Пока португальцы и испанцы концентрировали усилия на добыче серебра и производстве сахара, огромная часть Испанской Америки и Бразилии оставалась на окраине колонизации и разительно отличалась от ядра. Окраине было нечего экспортировать. Она не могла принести богатство иберийским колонизаторам и потому меньше их привлекала. Отсутствие залежей драгоценных металлов и невозможность выращивать тростник означали меньше принудительного труда коренных жителей, меньше готовности инвестировать капитал в африканских рабов и, конечно, меньше самого капитала; как следствие – меньше резких контрастов между роскошью и нищетой. Более слабая денежная экономика означала, что люди тратились на самообеспечение, прежде всего на выращивание или добычу пищи. В малочисленных сообществах те, кто находится внизу социальной лестницы, становятся важнее, и потому люди смешанной расы на окраине пользовались бо́льшим уважением, и даже с рабами там обращались лучше: раздобыть новых обошлось бы слишком дорого.
Парагвай, крупная испанская провинция в самом сердце южноамериканского континента, в социальном плане был одним из самых периферийных сегментов империи. Как и в большинстве окраинных районов, в Парагвае колонизация опиралась на иезуитские миссии, обучавшие местных индейцев основам христианской веры. Удаленный от рудников, серебряных маршрутов, не имеющий выхода к морю, колониальный Парагвай был пропитан влиянием коренных народов гуарани. Именно их язык стал языком личного общения на всех уровнях парагвайского общества, в том числе среди пришлых. Расовое смешение, еще одна характерная особенность приграничья, сделало население Парагвая особенно разнообразным. Даже главным экспортным товаром был эндемик – листья вечнозеленого дерева
Южнее, в устье Ла-Плата, были и другие, гораздо менее изолированные поселения, но даже порты Буэнос-Айрес и Монтевидео все еще оставались окраинами. По питающей залив великой речной сети сюда стекалось серебро из Потоси, которе и дало ему имя – «Река серебра»[20]
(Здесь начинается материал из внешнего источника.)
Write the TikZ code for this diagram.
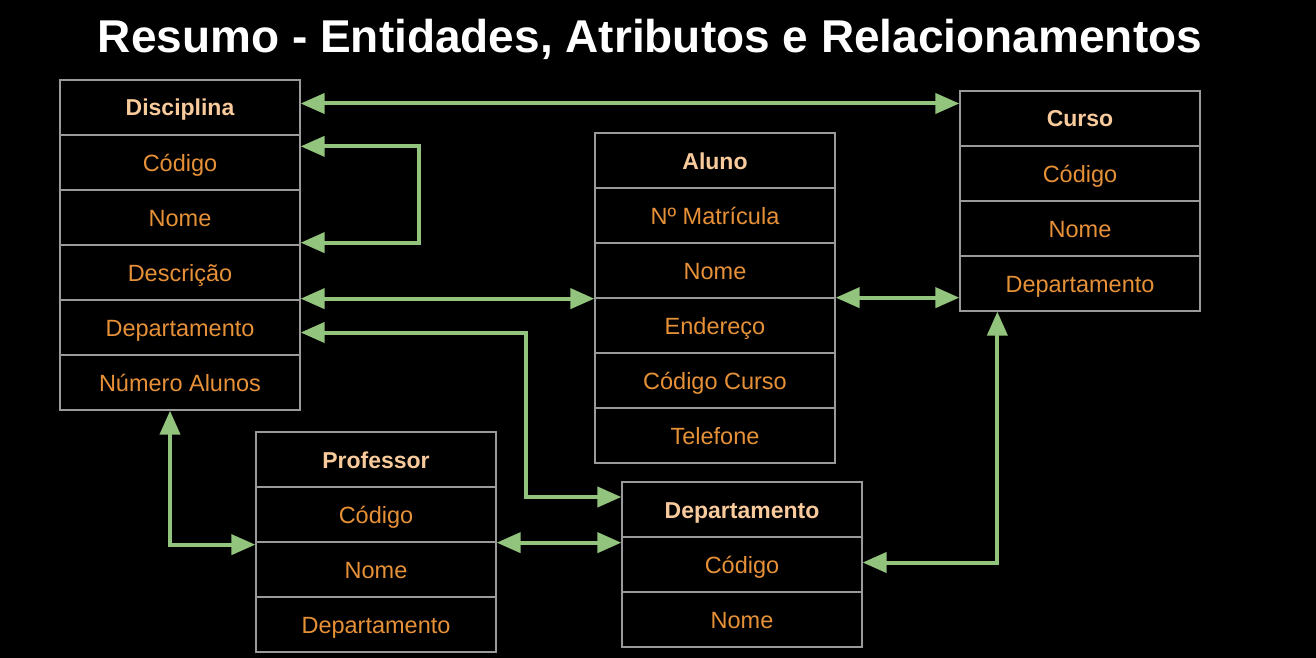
\documentclass[tikz,border=0pt]{standalone}
\usepackage{fontspec}
\setmainfont{Liberation Sans}
\usetikzlibrary{arrows.meta}
\definecolor{hdrc}{HTML}{F9CB9C}
\definecolor{attc}{HTML}{E69138}
\definecolor{linec}{HTML}{9A9A9A}
\definecolor{arrc}{HTML}{93C47D}
\tikzset{
  cell/.style={draw=linec, line width=1.3pt, minimum width=240pt, minimum height=55pt, inner sep=0pt, text height=17pt, text depth=0pt, font=\fontsize{23.5}{27}\selectfont},
  hdr/.style={cell, text=hdrc, font=\fontsize{23}{27}\selectfont\bfseries},
  att/.style={cell, text=attc},
  link/.style={draw=arrc, line width=4pt, {Triangle[length=24pt,width=20pt]}-{Triangle[length=24pt,width=20pt]}}
}
\begin{document}
\begin{tikzpicture}[x=1pt,y=1pt]
\useasboundingbox[fill=black] (0,0) rectangle (1316,-658);
\node[text=white, font=\fontsize{46}{52}\selectfont\bfseries] (title) at (650,-39) {Resumo - Entidades, Atributos e Relacionamentos};
% Disciplina
\node[hdr] (d0) at (180,-107.5) {Disciplina};
\node[att] (d1) at (180,-162.5) {Código};
\node[att] (d2) at (180,-217.5) {Nome};
\node[att] (d3) at (180,-272.5) {Descrição};
\node[att] (d4) at (180,-327.5) {Departamento};
\node[att] (d5) at (180,-382.5) {Número Alunos};
% Curso
\node[hdr] (c0) at (1080,-118.5) {Curso};
\node[att] (c1) at (1080,-173.5) {Código};
\node[att] (c2) at (1080,-228.5) {Nome};
\node[att] (c3) at (1080,-283.5) {Departamento};
% Aluno
\node[hdr] (a0) at (715,-160.5) {Aluno};
\node[att] (a1) at (715,-215.5) {Nº Matrícula};
\node[att] (a2) at (715,-270.5) {Nome};
\node[att] (a3) at (715,-325.5) {Endereço};
\node[att] (a4) at (715,-380.5) {Código Curso};
\node[att] (a5) at (715,-435.5) {Telefone};
% Professor
\node[hdr] (p0) at (376,-459.5) {Professor};
\node[att] (p1) at (376,-514.5) {Código};
\node[att] (p2) at (376,-569.5) {Nome};
\node[att] (p3) at (376,-624.5) {Departamento};
% Departamento
\node[hdr] (e0) at (742,-509.5) {Departamento};
\node[att] (e1) at (742,-564.5) {Código};
\node[att] (e2) at (742,-619.5) {Nome};
% connectors
\draw[link] ([yshift=4pt]d0.east) -- ([yshift=4pt]d0.east -| c0.west);
\draw[link] ([yshift=-12pt]d1.north east) -- ++(118,0) |- ([yshift=3pt]d2.south east);
\draw[link] ([yshift=2pt]d3.south east) -- ([yshift=2pt]d3.south east -| a2.west);
\coordinate (k4) at (526,-497);
\draw[link] ([yshift=-5pt]d4.east) -| (k4) -- (k4 -| e0.west);
\draw[link] ([xshift=-10pt]d5.south) |- ([yshift=-2pt]p1.south west);
\draw[link] (p1.south east) -- (p1.south east -| e1.west);
\draw[link] ([yshift=1pt]a2.south east) -- ([yshift=1pt]a2.south east -| c3.west);
\draw[link] ([xshift=38pt]c3.south west) |- ([yshift=2pt]e1.east);
\end{tikzpicture}
\end{document}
. Стада скота множились на окрестных пастбищах, и к концу колониального периода экспорт шкур окончательно устоялся как еще одна прибыльная статья здешней экономики. Тем не менее, даже став столицей нового вице-королевства в 1776 году, Буэнос-Айрес вряд ли мог конкурировать с великолепием, изысканностью и впечатляющей архитектурой Мехико и Лимы. Отряды индейцев по-прежнему нападали на удаленные ранчо и уводили людей, чтобы сделать их частью своего племени, живущего не так далеко к югу. С другой стороны, губернаторство Рио-де-ла-Плата могло похвастаться тем, чего не было в старых колониальных центрах: соотношение поголовья скота и численности людей было так велико, что практически все, включая рабов, ели столько говядины, сколько хотели, а местные нищие, к изумлению европейцев, могли попрошайничать верхом.По другую сторону Анд лежала еще одна испанская окраина, парадоксально изолированная, несмотря на 2000 миль тихоокеанского побережья: Чили. Стремясь сосредоточить ресурсы на добыче полезных ископаемых, испанская Корона поставила Чили под строгое подчинение вице-королевству Перу. Вдобавок, чтобы обуздать контрабанду и защитить морское сообщение между Америкой и Европой, Корона ограничила его: ежегодно один флот собирался в Гаване и направлялся в Испанию, второй – обратно. Таким образом, единственный путь из Чили в Мадрид включал сначала рейс в Лиму, затем другой – в Панаму, мучительное путешествие на мулах по лесистым горам перешейка, вояж по кишащему пиратами Карибскому морю, остановку в Гаване, а затем опасный переход через Атлантику. Кроме того, Чили не могла предложить переселенцам подконтрольных местных индейцев, которые платили бы дань. Южная граница этой территории сопротивлялась колонизации еще до прибытия испанцев: армии инков столкнулись там с непобедимыми арауканами, которым позже рубила головы Инес Суарес. Эстафету у инков приняли испанцы, и хотя борьба продолжалась несколько столетий, к XVIII веку они контролировали большую часть Чили – длинную центральную долину между Андскими хребтами и Тихим океаном. Плодородная и удобная, эта долина лежала слишком далеко на юге, чтобы остаться в пределах тропиков и подходить для выращивания сахара. Вместо этого чилийские землевладельцы выращивали пшеницу и продавали ее на перуанские рудники.